We put the shock of the Burrow behind us and look forward to making something tasty out of the supplies we scored in town, and on moving in to our rented ocean front condo. But we aren't ready for the HUGE contrast between where we stayed the week before and the place in front of us. Although the lanai faces the beach and there are large windows (with some ceiling and floor screens to the outside) the place feels like walking into a theater--dark and cavernous.
The condo is supposed to be one-bedroom and isn't. The one-room footprint with cathedral ceilings has an add-on loft nestled in the pitch in the roof, stuffed with a bed and a few other pieces of furniture--and a 12 slippery-wooden-stair descent to the bathroom on the main level. The fan on this floor is a menacing bandit waiting to smack a hand or elbow if we reach over our heads to put on, say, a tee shirt. The place is hot because while there are screens on the ceiling and floor windows, it is the huge sliding wooden-framed door that is the only opening, and has to remain closed during early morning and early evening to keep out the bugs--because it has no screen. It is hot because the main floor fan is a dinosaur with only one speed. It is hot because ventilation is missing until late in the night and the only salvation is the penetrating wind generated by the high button on the fan over the bed.
The condo is also advertised as "ocean front," which is technically true, but for some reason is much farther from the water than expected. And the beach in front of the condos are not swimmable. Even the small cove beach a short walk up the path is not to be chanced by tourists. The moment I walk out on the lanai I am disappointed with the view.
I officially dawn my cranky pants, however, over the intermittent-working lights, one above the bathroom sink and the other above the stove. Without the latter, it is nearly impossible to see what we were cooking. I find myself longing to return to what is familiar (there has to be some explanation why people marry the same person a second or third time) rather than stick to a new path (even when the change is desired).

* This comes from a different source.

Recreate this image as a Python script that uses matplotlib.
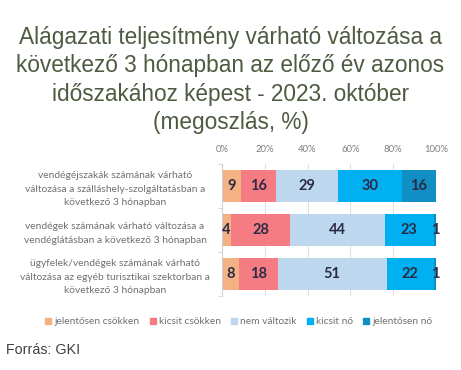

Here we are in paradise, me dressed in my cranky pants because nothing about this leg of the journey is meeting my expectations. But let's be serious here, I am in Hawaii! I am on vacation for another eight days. There are beaches in front of us in both directions. One of them known for its rambling shore and its unique ultra-white hue. One of them is the beach we used to stage our wedding vows the year before, with a chestnut colored rock face rising up perpendicular to light blonde sand. We feel notably vulnerable and alive here where we can witness the humbling power of the ocean collide in a small cove.
The lanai where we eat most of our meals is full of comfortable and beautiful seating. It is a breakfast bar that holds our ripening mangoes, papayas and avocados. It is the perch on which we eat salads and drink exotic fruit smoothies using mostly local ingredients. We are here before high season, so the neighbors we eventually connect with on hiking trails have stories and tales. We see our first moon set. We get photos of a breaching humpback whale. We hike most of the abandoned golf course, walk all of the cart paths to nowhere, stalk wild turkeys, sit and watch the surf, explore an old pineapple bridge, scramble over lava rocks, and have massages. There are at least two kinds of cardinals, at least one peacock, and blow-holes, tails and fins on the horizon at least once a day. We nap one day, holding hands sitting on the couch on the lanai. We hang out. We shift our energy to adjust and appreciate what is in front of us.
What I want to remember in all this, as I continue to make change, is that even when I pack my bags and think I am ready to put myself through massive change, it's better to do so with an open mind and positivity. Change might cause me to slow down or speed up, or make something out of nothing. I am rarely prepared even when I sign up for it. I wonder if some of the failed attempts to change are really me bouncing off a different wavelength, out of whack in my cranky pants, unable to make the shift, uncomfortable with the adjustment so I quit too soon. My attitude must be accompanied by a willingness to be grateful and engage with the new things I bump into. Cause the change is going to meet my expectations in some cases, and in other cases not so much.